Oysa pestisit kullanımı sonucunda açığa çıkan zararlar, buna neden olan kişi ya da kurumlara, tarım şirketlerine ödetilse, sadece bu bile, pestisitlerin söz edildiği gibi “bir verimlilik artışına” yol açmadığını gösterilebilir. Pestisit kullanımına yönelik eleştirel ya da muhalif çalışmaların bu konudaki ısrarı, en etkili mücadele yöntemlerinden biri olabilir. Kamusal alanda şu sade gerçekleri bıkmadan usanmadan dile getirmeliyiz: “Pestisit kullanımı suları kirletiyor. Bu kirlenme bir süre sonra geri dönüşsüz olacak. Kirliliğin ne boyutta olduğu kamu kurumlarınca araştırılmıyor. Kirliliğin yol açtığı hastalıkların tedavisi için gereken para senden alınıyor. Her türlü temizleme gideri ya da başka su kaynakları için yapılan her türlü masraf da senden tahsil ediliyor…”

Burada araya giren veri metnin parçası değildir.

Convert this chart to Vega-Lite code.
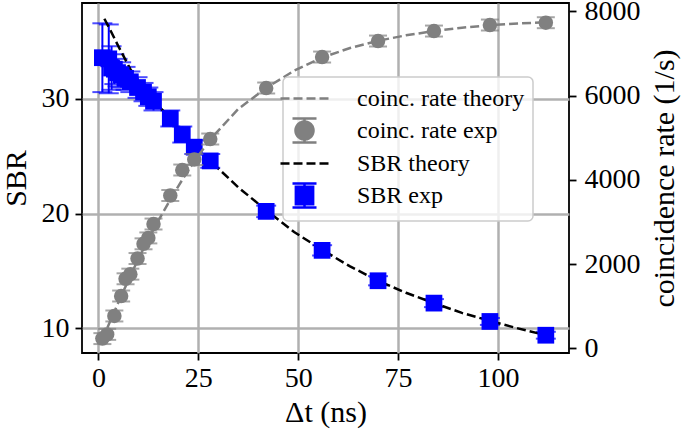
{
  "$schema": "https://vega.github.io/schema/vega-lite/v6.json",
  "width": 487,
  "height": 350,
  "autosize": {"type": "none"},
  "padding": {"left": 82, "top": 3, "right": 116, "bottom": 86},
  "background": "white",
  "datasets": {
    "sbr_exp": [
      {"dt": 1.0, "sbr": 33.6, "err": 3.0},
      {"dt": 2.6, "sbr": 33.5, "err": 3.0},
      {"dt": 3.3, "sbr": 32.7, "err": 1.9},
      {"dt": 4.0, "sbr": 32.6, "err": 1.3},
      {"dt": 4.8, "sbr": 32.3, "err": 1.2},
      {"dt": 5.7, "sbr": 32.1, "err": 1.1},
      {"dt": 6.8, "sbr": 31.8, "err": 1.0},
      {"dt": 8.0, "sbr": 31.5, "err": 0.9},
      {"dt": 9.8, "sbr": 31.0, "err": 0.9},
      {"dt": 11.3, "sbr": 30.6, "err": 0.8},
      {"dt": 12.5, "sbr": 30.2, "err": 0.8},
      {"dt": 13.8, "sbr": 29.8, "err": 0.8},
      {"dt": 18.0, "sbr": 28.3, "err": 0.7},
      {"dt": 21.0, "sbr": 26.9, "err": 0.7},
      {"dt": 24.0, "sbr": 25.8, "err": 0.6},
      {"dt": 28.0, "sbr": 24.6, "err": 0.6},
      {"dt": 42, "sbr": 20.2, "err": 0.5},
      {"dt": 56, "sbr": 16.8, "err": 0.45},
      {"dt": 70, "sbr": 14.15, "err": 0.4},
      {"dt": 84, "sbr": 12.2, "err": 0.35},
      {"dt": 98, "sbr": 10.6, "err": 0.3},
      {"dt": 112, "sbr": 9.4, "err": 0.3}
    ],
    "sbr_th": [
      {"dt": 1.5, "sbr": 37.0},
      {"dt": 3, "sbr": 36.0},
      {"dt": 5, "sbr": 34.6},
      {"dt": 8, "sbr": 32.6},
      {"dt": 10, "sbr": 31.6},
      {"dt": 12, "sbr": 30.6},
      {"dt": 14, "sbr": 29.8},
      {"dt": 18, "sbr": 28.3},
      {"dt": 21, "sbr": 27.0},
      {"dt": 24, "sbr": 25.8},
      {"dt": 28, "sbr": 24.6},
      {"dt": 35, "sbr": 22.3},
      {"dt": 42, "sbr": 20.3},
      {"dt": 49, "sbr": 18.4},
      {"dt": 56, "sbr": 16.85},
      {"dt": 63, "sbr": 15.4},
      {"dt": 70, "sbr": 14.15},
      {"dt": 77, "sbr": 13.1},
      {"dt": 84, "sbr": 12.2},
      {"dt": 91, "sbr": 11.35},
      {"dt": 98, "sbr": 10.65},
      {"dt": 105, "sbr": 10.0},
      {"dt": 112, "sbr": 9.4}
    ],
    "rate_exp": [
      {"dt": 1.0, "rate": 230, "err": 130},
      {"dt": 2.2, "rate": 330, "err": 130},
      {"dt": 4.0, "rate": 767, "err": 130},
      {"dt": 5.7, "rate": 1241, "err": 130},
      {"dt": 6.8, "rate": 1650, "err": 130},
      {"dt": 8.0, "rate": 1760, "err": 130},
      {"dt": 9.8, "rate": 2131, "err": 130},
      {"dt": 11.3, "rate": 2480, "err": 130},
      {"dt": 12.5, "rate": 2620, "err": 130},
      {"dt": 13.8, "rate": 2950, "err": 130},
      {"dt": 18.0, "rate": 3627, "err": 130},
      {"dt": 21.0, "rate": 4232, "err": 130},
      {"dt": 24.0, "rate": 4481, "err": 130},
      {"dt": 28.0, "rate": 4968, "err": 130},
      {"dt": 42, "rate": 6179, "err": 130},
      {"dt": 56, "rate": 6914, "err": 130},
      {"dt": 70, "rate": 7294, "err": 130},
      {"dt": 84, "rate": 7531, "err": 130},
      {"dt": 98, "rate": 7674, "err": 130},
      {"dt": 112, "rate": 7729, "err": 130}
    ],
    "rate_th": [
      {"dt": 1, "rate": 200},
      {"dt": 2, "rate": 430},
      {"dt": 4, "rate": 870},
      {"dt": 6, "rate": 1300},
      {"dt": 8, "rate": 1720},
      {"dt": 10, "rate": 2120},
      {"dt": 12, "rate": 2500},
      {"dt": 14, "rate": 2860},
      {"dt": 18, "rate": 3530},
      {"dt": 21, "rate": 4000},
      {"dt": 24, "rate": 4440},
      {"dt": 28, "rate": 4960},
      {"dt": 35, "rate": 5680},
      {"dt": 42, "rate": 6180},
      {"dt": 49, "rate": 6590},
      {"dt": 56, "rate": 6900},
      {"dt": 63, "rate": 7130},
      {"dt": 70, "rate": 7300},
      {"dt": 77, "rate": 7430},
      {"dt": 84, "rate": 7530},
      {"dt": 91, "rate": 7610},
      {"dt": 98, "rate": 7670},
      {"dt": 105, "rate": 7710},
      {"dt": 112, "rate": 7740}
    ]
  },
  "config": {
    "font": "Liberation Serif",
    "view": {"stroke": "black", "strokeWidth": 1.8},
    "axis": {
      "labelFont": "Liberation Serif",
      "titleFont": "Liberation Serif",
      "labelFontSize": 28,
      "titleFontSize": 30,
      "titleFontWeight": "normal",
      "labelColor": "black",
      "titleColor": "black",
      "tickColor": "black",
      "tickWidth": 1.8,
      "tickSize": 7,
      "domain": false,
      "gridColor": "#b0b0b0",
      "gridWidth": 2.5,
      "gridOpacity": 1
    }
  },
  "encoding": {
    "x": {
      "field": "dt",
      "type": "quantitative",
      "scale": {"domain": [-4.1, 117.8], "nice": false, "zero": false},
      "axis": {"title": "Δt (ns)", "values": [0, 25, 50, 75, 100], "grid": true, "labelPadding": 4, "titlePadding": 5}
    }
  },
  "layer": [
    {
      "encoding": {
        "y": {
          "field": "sbr",
          "type": "quantitative",
          "scale": {"domain": [7.85, 38.37], "nice": false, "zero": false},
          "axis": {"title": "SBR", "orient": "left", "values": [10, 20, 30], "grid": true, "labelPadding": 6, "titlePadding": 10}
        }
      },
      "layer": [
        {
          "data": {"name": "sbr_exp"},
          "mark": {"type": "errorbar", "color": "blue", "thickness": 2, "ticks": {"size": 20, "thickness": 2, "color": "blue"}},
          "encoding": {"yError": {"field": "err"}}
        },
        {
          "data": {"name": "sbr_th"},
          "mark": {"type": "line", "strokeDash": [9, 4], "strokeWidth": 2.5},
          "encoding": {
            "color": {
              "datum": "SBR theory",
              "scale": {
                "domain": ["coinc. rate theory", "coinc. rate exp", "SBR theory", "SBR exp"],
                "range": ["#808080", "#808080", "black", "blue"]
              },
              "legend": {
                "orient": "none",
                "legendX": 201,
                "legendY": 74,
                "title": null,
                "labelFont": "Liberation Serif",
                "labelFontSize": 24,
                "labelColor": "black",
                "labelLimit": 400,
                "symbolSize": 576,
                "labelOffset": 39,
                "rowPadding": 2,
                "padding": 8,
                "cornerRadius": 5,
                "fillColor": "rgba(255,255,255,0.8)",
                "strokeColor": "#cccccc",
                "encode": {
                  "legend": {"update": {"strokeWidth": {"value": 1.5}}},
                  "symbols": {
                    "update": {
                      "shape": {"signal": "datum.value === 'coinc. rate exp' ? 'M0.75,0C0.75,0.414 0.414,0.75 0,0.75C-0.414,0.75 -0.75,0.414 -0.75,0C-0.75,-0.414 -0.414,-0.75 0,-0.75C0.414,-0.75 0.75,-0.414 0.75,0ZM-1,-1H1M-1,1H1M0,-1V1' : (datum.value === 'SBR exp' ? 'M-0.72,-0.72H0.72V0.72H-0.72ZM-1,-1H1M-1,1H1M0,-1V1' : 'M-2,0H2')"},
                      "fill": {"signal": "(datum.value === 'coinc. rate exp' || datum.value === 'SBR exp') ? scale('color', datum.value) : 'transparent'"},
                      "stroke": {"signal": "scale('color', datum.value)"},
                      "strokeDash": {"signal": "(datum.value === 'coinc. rate theory' || datum.value === 'SBR theory') ? [9, 4] : [1, 0]"},
                      "strokeWidth": {"value": 2.5},
                      "opacity": {"value": 1},
                      "size": {"value": 576}
                    }
                  }
                }
              }
            }
          }
        },
        {
          "data": {"name": "sbr_exp"},
          "mark": {"type": "point", "shape": "square", "filled": true, "size": 280, "opacity": 1},
          "encoding": {"color": {"datum": "SBR exp"}}
        }
      ]
    },
    {
      "encoding": {
        "y": {
          "field": "rate",
          "type": "quantitative",
          "scale": {"domain": [-112, 8197], "nice": false, "zero": false},
          "axis": {"title": "coincidence rate (1/s)", "orient": "right", "values": [0, 2000, 4000, 6000, 8000], "format": "d", "grid": false, "labelPadding": 8, "titlePadding": 9, "titleAngle": 270, "titleBaseline": "top"}
        }
      },
      "layer": [
        {
          "data": {"name": "rate_exp"},
          "mark": {"type": "errorbar", "color": "#808080", "thickness": 2, "ticks": {"size": 18, "thickness": 2, "color": "#808080"}},
          "encoding": {"yError": {"field": "err"}}
        },
        {
          "data": {"name": "rate_th"},
          "mark": {"type": "line", "strokeDash": [9, 4], "strokeWidth": 2.5},
          "encoding": {"color": {"datum": "coinc. rate theory"}}
        },
        {
          "data": {"name": "rate_exp"},
          "mark": {"type": "point", "shape": "circle", "filled": true, "size": 210, "opacity": 1},
          "encoding": {"color": {"datum": "coinc. rate exp"}}
        }
      ]
    }
  ],
  "resolve": {"scale": {"y": "independent"}, "axis": {"y": "independent"}}
}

Karşı karşıya olduğumuz-olacağımız sorunlar kamusal çözümleri gerekli kılıyor. Dolayısıyla kamusal kurumların işlev ve yeterlilik açısından daha güçlü, kamuya karşı daha sorumlu kılınması gerekiyor.
Hayatı Fark Etmek
Üstelik mesela sadece insanlar da değil. Kuşlardan, balıklara, tozlaşma sağlayan arı gibi böceklere değin pek çok canlı zarar görüyor. Bu konuda da koca bir literatür var. Ancak bilmek, gizli gerçekleri faş etmek, yeterli değil. Hayatın sürekliliğini güvence altına alacak politikalar geliştirme ve uygulamaya koyma konusunda sorumluluğu uzmanlara, akademik kurumlara, siyasal örgütlere bırakamayız. Ya bu kurumların işleyişine müdahil olmalı ya da dayanışma grupları veya inisiyatiflerle gıda ve beslenme konusundaki sorunlara kendimiz çözümler üretmeliyiz.
Meselenin rasyonel düşünme ve doğru kararlar alabilme ile değil, insanın elindekilere sahip çıkma, değersiz olanı fark edebilme becerisi ile daha çok ilgili olduğunu düşünüyorum. Bu becerinin dünyayı sağaltacak bir niteliğe kavuşması, doğadaki diğer canlıları da hesaba katıp meseleye daha geniş bir çerçeveden bakmayı gerektiriyor. Başka hayatların iyiliği için de çabalamak sadece insanı değil sayısız canlı türüyle birlikte yaşadığımız biricik gezegeni de sağaltabilir.